**Exercise:** Starting at the line that contains "What matplotlib code" and stopping at the line that contains "ha='center', va='center', fontsize=17, color='#000000')", return those lines exactly and nothing else. Both end lines count; pictures do not.

**Data extract:**
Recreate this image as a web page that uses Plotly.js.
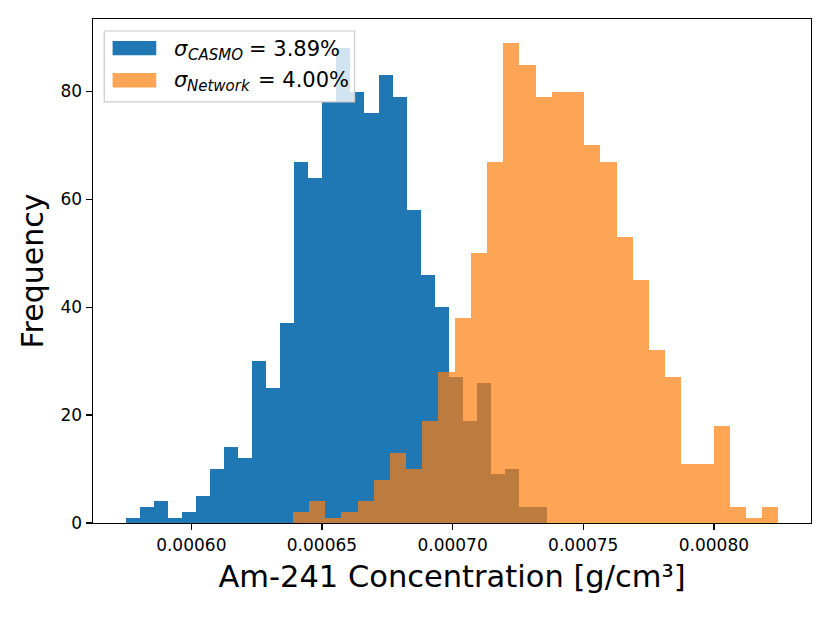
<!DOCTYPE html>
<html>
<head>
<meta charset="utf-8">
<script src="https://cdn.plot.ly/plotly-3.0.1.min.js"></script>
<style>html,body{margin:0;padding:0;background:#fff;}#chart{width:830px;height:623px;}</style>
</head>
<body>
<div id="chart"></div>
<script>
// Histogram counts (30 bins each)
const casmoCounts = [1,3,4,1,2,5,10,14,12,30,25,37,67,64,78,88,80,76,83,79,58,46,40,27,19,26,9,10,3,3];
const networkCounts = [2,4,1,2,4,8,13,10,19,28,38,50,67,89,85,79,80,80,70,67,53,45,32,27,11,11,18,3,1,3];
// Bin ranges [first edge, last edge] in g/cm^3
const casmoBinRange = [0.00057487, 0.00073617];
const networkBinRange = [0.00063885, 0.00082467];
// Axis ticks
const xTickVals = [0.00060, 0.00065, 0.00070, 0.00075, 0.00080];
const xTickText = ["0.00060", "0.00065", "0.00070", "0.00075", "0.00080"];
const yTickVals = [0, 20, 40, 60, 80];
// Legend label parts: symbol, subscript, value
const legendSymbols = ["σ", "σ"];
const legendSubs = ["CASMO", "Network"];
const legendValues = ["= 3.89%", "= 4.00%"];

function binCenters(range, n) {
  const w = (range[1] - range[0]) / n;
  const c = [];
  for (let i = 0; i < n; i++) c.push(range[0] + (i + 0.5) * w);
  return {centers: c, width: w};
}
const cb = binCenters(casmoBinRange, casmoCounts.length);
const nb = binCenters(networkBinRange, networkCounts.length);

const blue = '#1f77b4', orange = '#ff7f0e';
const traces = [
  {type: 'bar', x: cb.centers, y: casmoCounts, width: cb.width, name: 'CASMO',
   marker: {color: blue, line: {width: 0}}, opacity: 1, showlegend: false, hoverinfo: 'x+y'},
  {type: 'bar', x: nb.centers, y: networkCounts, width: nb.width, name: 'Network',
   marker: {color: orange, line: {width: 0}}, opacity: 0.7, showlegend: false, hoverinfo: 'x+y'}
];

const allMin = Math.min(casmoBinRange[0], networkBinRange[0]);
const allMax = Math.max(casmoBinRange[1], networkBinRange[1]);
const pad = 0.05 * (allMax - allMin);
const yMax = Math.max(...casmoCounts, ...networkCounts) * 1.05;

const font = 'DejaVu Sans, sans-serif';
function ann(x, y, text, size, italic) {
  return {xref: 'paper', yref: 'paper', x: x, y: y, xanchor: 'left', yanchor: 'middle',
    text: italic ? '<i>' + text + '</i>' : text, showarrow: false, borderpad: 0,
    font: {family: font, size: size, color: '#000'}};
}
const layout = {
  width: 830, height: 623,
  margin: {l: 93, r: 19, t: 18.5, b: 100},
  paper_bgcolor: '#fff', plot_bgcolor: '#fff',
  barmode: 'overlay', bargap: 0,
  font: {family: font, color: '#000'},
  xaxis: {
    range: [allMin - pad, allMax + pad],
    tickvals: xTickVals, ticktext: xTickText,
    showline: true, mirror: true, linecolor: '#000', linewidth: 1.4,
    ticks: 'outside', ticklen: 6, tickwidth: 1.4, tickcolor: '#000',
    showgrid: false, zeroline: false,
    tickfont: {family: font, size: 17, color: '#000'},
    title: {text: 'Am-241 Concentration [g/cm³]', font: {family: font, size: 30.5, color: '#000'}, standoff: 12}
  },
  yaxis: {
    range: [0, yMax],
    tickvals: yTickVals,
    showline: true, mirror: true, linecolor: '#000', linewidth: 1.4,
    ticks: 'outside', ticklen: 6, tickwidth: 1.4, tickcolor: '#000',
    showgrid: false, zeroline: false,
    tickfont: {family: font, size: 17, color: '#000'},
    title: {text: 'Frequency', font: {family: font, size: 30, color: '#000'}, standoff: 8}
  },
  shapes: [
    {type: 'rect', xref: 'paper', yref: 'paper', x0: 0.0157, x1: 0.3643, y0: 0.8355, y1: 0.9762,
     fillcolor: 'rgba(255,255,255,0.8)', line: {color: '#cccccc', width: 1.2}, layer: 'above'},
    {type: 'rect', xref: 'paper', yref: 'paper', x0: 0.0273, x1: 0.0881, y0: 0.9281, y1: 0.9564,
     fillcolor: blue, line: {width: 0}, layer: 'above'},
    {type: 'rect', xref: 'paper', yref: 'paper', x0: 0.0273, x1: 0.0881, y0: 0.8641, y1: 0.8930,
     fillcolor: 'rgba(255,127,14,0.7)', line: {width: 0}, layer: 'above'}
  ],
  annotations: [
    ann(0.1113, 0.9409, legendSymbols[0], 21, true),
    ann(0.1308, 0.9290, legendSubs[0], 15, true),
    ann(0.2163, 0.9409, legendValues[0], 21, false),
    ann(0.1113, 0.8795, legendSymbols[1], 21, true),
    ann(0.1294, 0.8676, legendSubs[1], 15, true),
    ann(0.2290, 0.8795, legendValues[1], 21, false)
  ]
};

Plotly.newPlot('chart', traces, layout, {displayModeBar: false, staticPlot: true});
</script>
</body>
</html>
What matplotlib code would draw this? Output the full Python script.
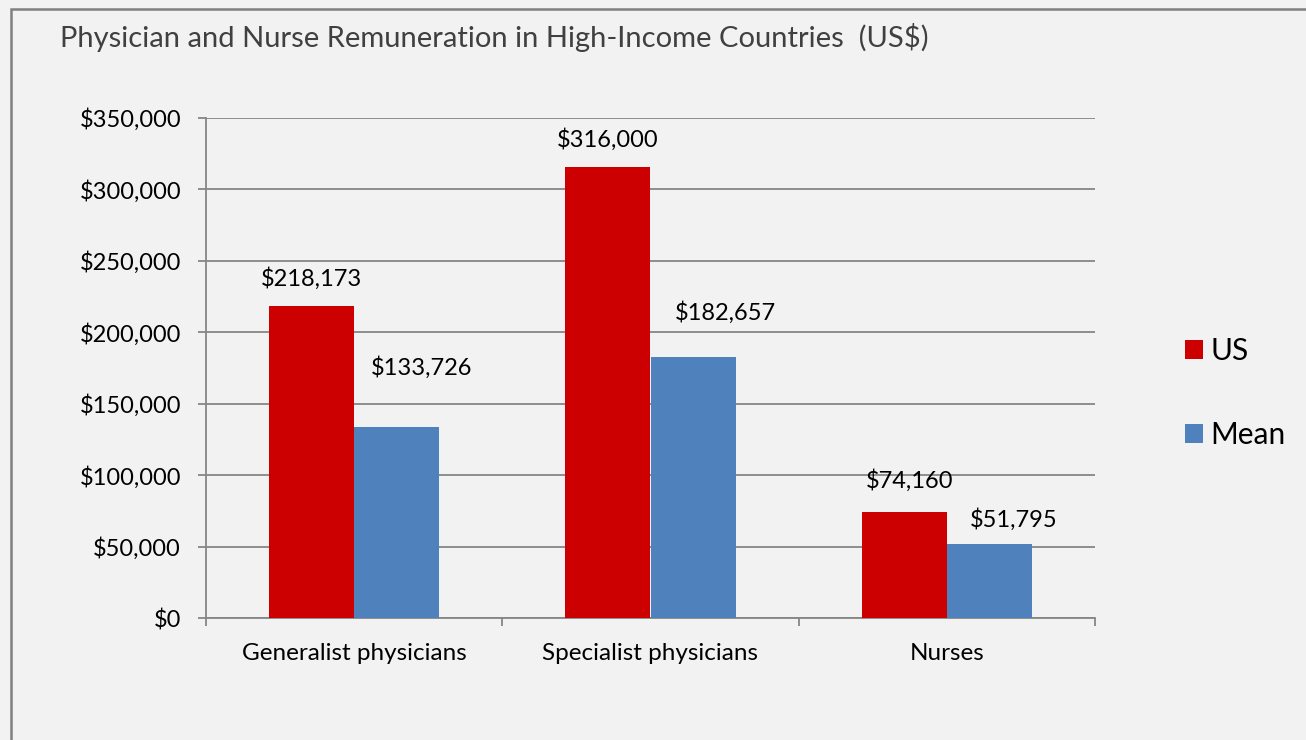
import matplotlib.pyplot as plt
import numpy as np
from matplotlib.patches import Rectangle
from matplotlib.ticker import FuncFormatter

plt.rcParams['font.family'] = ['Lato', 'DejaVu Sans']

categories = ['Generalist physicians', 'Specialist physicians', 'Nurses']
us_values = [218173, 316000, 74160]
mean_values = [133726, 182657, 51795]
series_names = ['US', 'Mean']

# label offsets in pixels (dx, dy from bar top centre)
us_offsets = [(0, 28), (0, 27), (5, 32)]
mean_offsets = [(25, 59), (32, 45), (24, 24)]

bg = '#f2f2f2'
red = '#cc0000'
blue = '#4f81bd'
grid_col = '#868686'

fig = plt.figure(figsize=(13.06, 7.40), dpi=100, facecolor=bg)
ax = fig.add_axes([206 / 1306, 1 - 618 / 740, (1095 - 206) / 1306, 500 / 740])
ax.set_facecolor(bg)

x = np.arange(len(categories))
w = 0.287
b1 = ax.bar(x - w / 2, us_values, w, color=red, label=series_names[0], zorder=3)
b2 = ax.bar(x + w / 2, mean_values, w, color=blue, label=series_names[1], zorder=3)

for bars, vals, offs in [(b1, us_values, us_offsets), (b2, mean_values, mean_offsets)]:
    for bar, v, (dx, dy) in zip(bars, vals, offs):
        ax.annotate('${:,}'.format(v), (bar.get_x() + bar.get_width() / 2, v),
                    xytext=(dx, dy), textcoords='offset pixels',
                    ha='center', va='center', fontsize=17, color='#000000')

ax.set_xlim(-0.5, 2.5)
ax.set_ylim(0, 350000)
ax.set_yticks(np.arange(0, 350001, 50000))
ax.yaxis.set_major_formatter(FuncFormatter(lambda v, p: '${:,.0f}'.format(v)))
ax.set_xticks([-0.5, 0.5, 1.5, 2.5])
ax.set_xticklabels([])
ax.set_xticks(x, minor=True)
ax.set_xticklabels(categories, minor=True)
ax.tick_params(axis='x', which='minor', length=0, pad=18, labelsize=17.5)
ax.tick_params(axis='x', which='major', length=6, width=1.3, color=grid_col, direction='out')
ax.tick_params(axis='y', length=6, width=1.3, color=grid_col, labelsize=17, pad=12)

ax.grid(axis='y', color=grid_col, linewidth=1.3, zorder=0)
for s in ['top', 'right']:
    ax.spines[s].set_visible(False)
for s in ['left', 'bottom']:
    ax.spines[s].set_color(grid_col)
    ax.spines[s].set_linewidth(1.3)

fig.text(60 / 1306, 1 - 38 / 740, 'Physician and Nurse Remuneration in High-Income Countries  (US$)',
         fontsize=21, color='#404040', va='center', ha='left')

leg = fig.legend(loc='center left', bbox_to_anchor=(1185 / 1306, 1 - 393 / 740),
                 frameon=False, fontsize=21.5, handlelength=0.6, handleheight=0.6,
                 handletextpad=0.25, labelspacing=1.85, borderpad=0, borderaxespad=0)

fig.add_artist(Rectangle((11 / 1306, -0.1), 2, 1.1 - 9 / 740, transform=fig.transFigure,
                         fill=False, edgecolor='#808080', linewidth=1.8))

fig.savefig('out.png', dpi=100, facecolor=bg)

**Task solution:**
What matplotlib code would draw this? Output the full Python script.
import matplotlib.pyplot as plt
import numpy as np
from matplotlib.patches import Rectangle
from matplotlib.ticker import FuncFormatter

plt.rcParams['font.family'] = ['Lato', 'DejaVu Sans']

categories = ['Generalist physicians', 'Specialist physicians', 'Nurses']
us_values = [218173, 316000, 74160]
mean_values = [133726, 182657, 51795]
series_names = ['US', 'Mean']

# label offsets in pixels (dx, dy from bar top centre)
us_offsets = [(0, 28), (0, 27), (5, 32)]
mean_offsets = [(25, 59), (32, 45), (24, 24)]

bg = '#f2f2f2'
red = '#cc0000'
blue = '#4f81bd'
grid_col = '#868686'

fig = plt.figure(figsize=(13.06, 7.40), dpi=100, facecolor=bg)
ax = fig.add_axes([206 / 1306, 1 - 618 / 740, (1095 - 206) / 1306, 500 / 740])
ax.set_facecolor(bg)

x = np.arange(len(categories))
w = 0.287
b1 = ax.bar(x - w / 2, us_values, w, color=red, label=series_names[0], zorder=3)
b2 = ax.bar(x + w / 2, mean_values, w, color=blue, label=series_names[1], zorder=3)

for bars, vals, offs in [(b1, us_values, us_offsets), (b2, mean_values, mean_offsets)]:
    for bar, v, (dx, dy) in zip(bars, vals, offs):
        ax.annotate('${:,}'.format(v), (bar.get_x() + bar.get_width() / 2, v),
                    xytext=(dx, dy), textcoords='offset pixels',
                    ha='center', va='center', fontsize=17, color='#000000')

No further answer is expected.